Stated task - In your copy, include every line of the listing below exactly but none of the pictures.

# start of Dataset section

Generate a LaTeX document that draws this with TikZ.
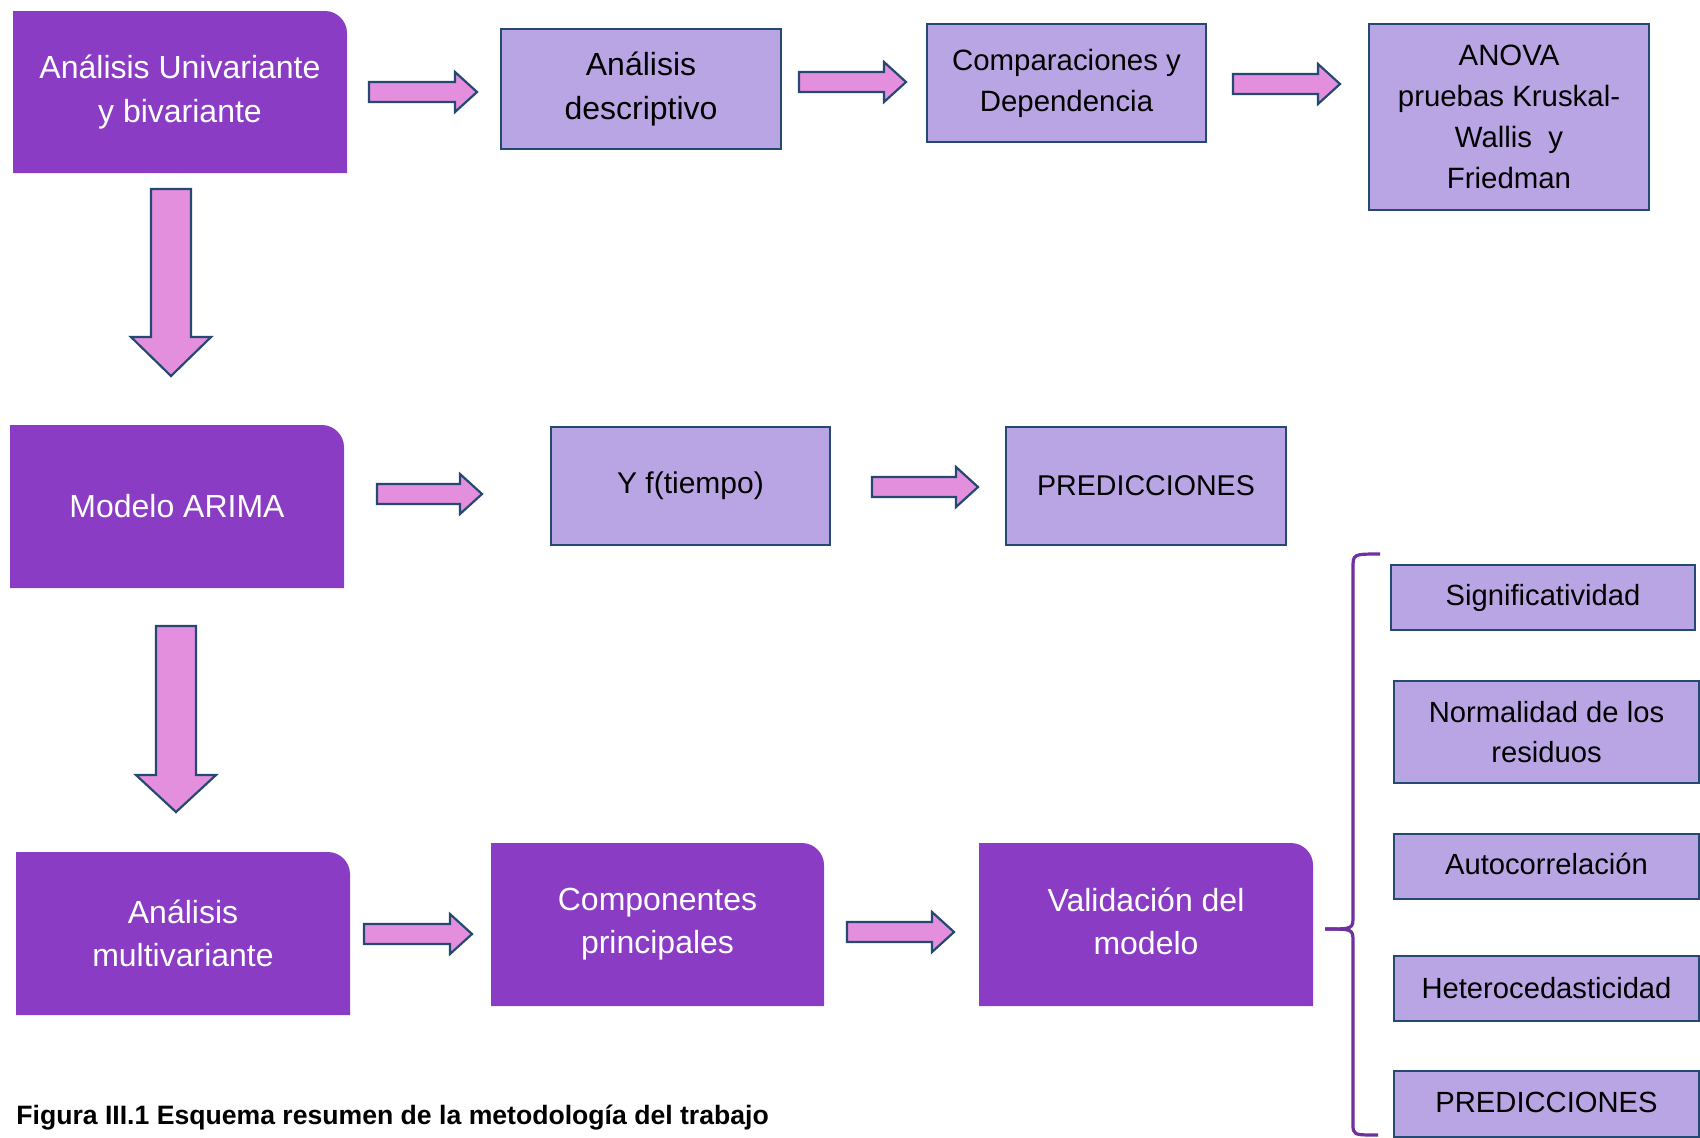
\documentclass[tikz,border=0pt]{standalone}
\usepackage{fontspec}
\setmainfont{Liberation Sans}
\definecolor{dpur}{RGB}{139,60,196}
\definecolor{lpur}{RGB}{186,165,228}
\definecolor{bblue}{RGB}{36,74,115}
\definecolor{apink}{RGB}{228,143,221}
\definecolor{brk}{RGB}{112,48,160}
\tikzset{
  dtext/.style={text=white, align=center, inner sep=0pt},
  lboxst/.style={draw=bblue, fill=lpur, line width=1.25pt, inner sep=0pt, align=center, text=black},
  arrst/.style={fill=apink, draw=bblue, line width=1.1pt, line join=miter},
  fA/.style={font=\fontsize{16}{21.6}\selectfont},
  fB/.style={font=\fontsize{14.7}{20.5}\selectfont},
  fC/.style={font=\fontsize{14.6}{20.2}\selectfont},
  fD/.style={font=\fontsize{15}{18}\selectfont},
  fE/.style={font=\fontsize{14.3}{18}\selectfont},
}
\newcommand\dbox[7]{%
  \fill[dpur] (#2,#3) -- ({#4-22},#3) .. controls ({#4-10},#3) and (#4,{#3+10}) .. (#4,{#3+22}) -- (#4,#5) -- (#2,#5) -- cycle;
  \node[dtext,#6] (#1) at ({(#2+#4)/2},{(#3+#5)/2}) {#7};}
\newcommand\lbox[7]{%
  \node[lboxst,#6, minimum width={(#4-#2)*0.5pt}, minimum height={(#5-#3)*0.5pt}] (#1) at ({(#2+#4)/2},{(#3+#5)/2}) {#7};}
\newcommand\rarr[3]{%
  \filldraw[arrst] (#1,{#3-10}) -- ({#2-22},{#3-10}) -- ({#2-22},{#3-20}) -- (#2,#3) -- ({#2-22},{#3+20}) -- ({#2-22},{#3+10}) -- (#1,{#3+10}) -- cycle;}
\newcommand\darr[4]{% cx, top, headstart, tip
  \filldraw[arrst] ({#1-20},#2) -- ({#1+20},#2) -- ({#1+20},#3) -- ({#1+40},#3) -- (#1,#4) -- ({#1-40},#3) -- ({#1-20},#3) -- cycle;}
\begin{document}
\begin{tikzpicture}[x=0.5pt,y=-0.5pt]
\useasboundingbox (0,0) rectangle (1700,1137);
% row 1
\dbox{uni}{13}{11}{347}{173}{fA}{Análisis Univariante\\y bivariante}
\rarr{369}{477}{92}
\lbox{desc}{501}{29}{781}{149}{fA}{Análisis\\descriptivo}
\rarr{799}{906}{82}
\lbox{comp}{927}{24}{1206}{142}{fB}{Comparaciones y\\Dependencia}
\rarr{1233}{1340}{84}
\lbox{anova}{1369}{24}{1649}{210}{fB}{ANOVA\\pruebas Kruskal-\\Wallis\ \ y\\Friedman}
\darr{171}{189}{337}{376}
% row 2
\dbox{arima}{10}{425}{344}{588}{fA}{Modelo ARIMA}
\rarr{377}{482}{494}
\lbox{yf}{551}{427}{830}{545}{fD}{Y f(tiempo)}
\rarr{872}{978}{487}
\lbox{pred}{1006}{427}{1286}{545}{fE}{PREDICCIONES}
\darr{176}{626}{775}{812}
% row 3
\dbox{multi}{16}{852}{350}{1015}{fA}{Análisis\\multivariante}
\rarr{364}{472}{934}
\dbox{cp}{491}{843}{824}{1006}{fA}{Componentes\\principales}
\rarr{847}{954}{932}
\dbox{val}{979}{843}{1313}{1006}{fA, yshift=1.5pt}{Validación del\\modelo}
% bracket
\draw[brk, line width=1.6pt] (1380,554) .. controls (1353,554) .. (1353,568) -- (1353,916) .. controls (1353,929) .. (1325,929);
\draw[brk, line width=1.6pt] (1325,929) .. controls (1353,929) .. (1353,942) -- (1353,1124) .. controls (1353,1135) .. (1378,1135);
% checks
\lbox{sig}{1391}{565}{1695}{630}{fC}{Significatividad}
\lbox{norm}{1394}{681}{1699}{783}{fC}{Normalidad de los\\residuos}
\lbox{auto}{1394}{834}{1699}{899}{fC, text height=11.5pt, text depth=3.5pt}{Autocorrelación}
\lbox{het}{1394}{956}{1699}{1021}{fC}{Heterocedasticidad}
\lbox{pred2}{1394}{1071}{1699}{1137}{fC, text depth=2pt}{PREDICCIONES}
% caption
\node[anchor=base west, inner sep=0pt, font=\bfseries\fontsize{13.3}{16}\selectfont] (cap) at (16,1124) {Figura III.1 Esquema resumen de la metodología del trabajo};
\end{tikzpicture}
\end{document}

# end of Dataset section

Response to this exercise -
Generate a LaTeX document that draws this with TikZ.
\documentclass[tikz,border=0pt]{standalone}
\usepackage{fontspec}
\setmainfont{Liberation Sans}
\definecolor{dpur}{RGB}{139,60,196}
\definecolor{lpur}{RGB}{186,165,228}
\definecolor{bblue}{RGB}{36,74,115}
\definecolor{apink}{RGB}{228,143,221}
\definecolor{brk}{RGB}{112,48,160}
\tikzset{
  dtext/.style={text=white, align=center, inner sep=0pt},
  lboxst/.style={draw=bblue, fill=lpur, line width=1.25pt, inner sep=0pt, align=center, text=black},
  arrst/.style={fill=apink, draw=bblue, line width=1.1pt, line join=miter},
  fA/.style={font=\fontsize{16}{21.6}\selectfont},
  fB/.style={font=\fontsize{14.7}{20.5}\selectfont},
  fC/.style={font=\fontsize{14.6}{20.2}\selectfont},
  fD/.style={font=\fontsize{15}{18}\selectfont},
  fE/.style={font=\fontsize{14.3}{18}\selectfont},
}
\newcommand\dbox[7]{%
  \fill[dpur] (#2,#3) -- ({#4-22},#3) .. controls ({#4-10},#3) and (#4,{#3+10}) .. (#4,{#3+22}) -- (#4,#5) -- (#2,#5) -- cycle;
  \node[dtext,#6] (#1) at ({(#2+#4)/2},{(#3+#5)/2}) {#7};}
\newcommand\lbox[7]{%
  \node[lboxst,#6, minimum width={(#4-#2)*0.5pt}, minimum height={(#5-#3)*0.5pt}] (#1) at ({(#2+#4)/2},{(#3+#5)/2}) {#7};}
\newcommand\rarr[3]{%
  \filldraw[arrst] (#1,{#3-10}) -- ({#2-22},{#3-10}) -- ({#2-22},{#3-20}) -- (#2,#3) -- ({#2-22},{#3+20}) -- ({#2-22},{#3+10}) -- (#1,{#3+10}) -- cycle;}
\newcommand\darr[4]{% cx, top, headstart, tip
  \filldraw[arrst] ({#1-20},#2) -- ({#1+20},#2) -- ({#1+20},#3) -- ({#1+40},#3) -- (#1,#4) -- ({#1-40},#3) -- ({#1-20},#3) -- cycle;}
\begin{document}
\begin{tikzpicture}[x=0.5pt,y=-0.5pt]
\useasboundingbox (0,0) rectangle (1700,1137);
% row 1
\dbox{uni}{13}{11}{347}{173}{fA}{Análisis Univariante\\y bivariante}
\rarr{369}{477}{92}
\lbox{desc}{501}{29}{781}{149}{fA}{Análisis\\descriptivo}
\rarr{799}{906}{82}
\lbox{comp}{927}{24}{1206}{142}{fB}{Comparaciones y\\Dependencia}
\rarr{1233}{1340}{84}
\lbox{anova}{1369}{24}{1649}{210}{fB}{ANOVA\\pruebas Kruskal-\\Wallis\ \ y\\Friedman}
\darr{171}{189}{337}{376}
% row 2
\dbox{arima}{10}{425}{344}{588}{fA}{Modelo ARIMA}
\rarr{377}{482}{494}
\lbox{yf}{551}{427}{830}{545}{fD}{Y f(tiempo)}
\rarr{872}{978}{487}
\lbox{pred}{1006}{427}{1286}{545}{fE}{PREDICCIONES}
\darr{176}{626}{775}{812}
% row 3
\dbox{multi}{16}{852}{350}{1015}{fA}{Análisis\\multivariante}
\rarr{364}{472}{934}
\dbox{cp}{491}{843}{824}{1006}{fA}{Componentes\\principales}
\rarr{847}{954}{932}
\dbox{val}{979}{843}{1313}{1006}{fA, yshift=1.5pt}{Validación del\\modelo}
% bracket
\draw[brk, line width=1.6pt] (1380,554) .. controls (1353,554) .. (1353,568) -- (1353,916) .. controls (1353,929) .. (1325,929);
\draw[brk, line width=1.6pt] (1325,929) .. controls (1353,929) .. (1353,942) -- (1353,1124) .. controls (1353,1135) .. (1378,1135);
% checks
\lbox{sig}{1391}{565}{1695}{630}{fC}{Significatividad}
\lbox{norm}{1394}{681}{1699}{783}{fC}{Normalidad de los\\residuos}
\lbox{auto}{1394}{834}{1699}{899}{fC, text height=11.5pt, text depth=3.5pt}{Autocorrelación}
\lbox{het}{1394}{956}{1699}{1021}{fC}{Heterocedasticidad}
\lbox{pred2}{1394}{1071}{1699}{1137}{fC, text depth=2pt}{PREDICCIONES}
% caption
\node[anchor=base west, inner sep=0pt, font=\bfseries\fontsize{13.3}{16}\selectfont] (cap) at (16,1124) {Figura III.1 Esquema resumen de la metodología del trabajo};
\end{tikzpicture}
\end{document}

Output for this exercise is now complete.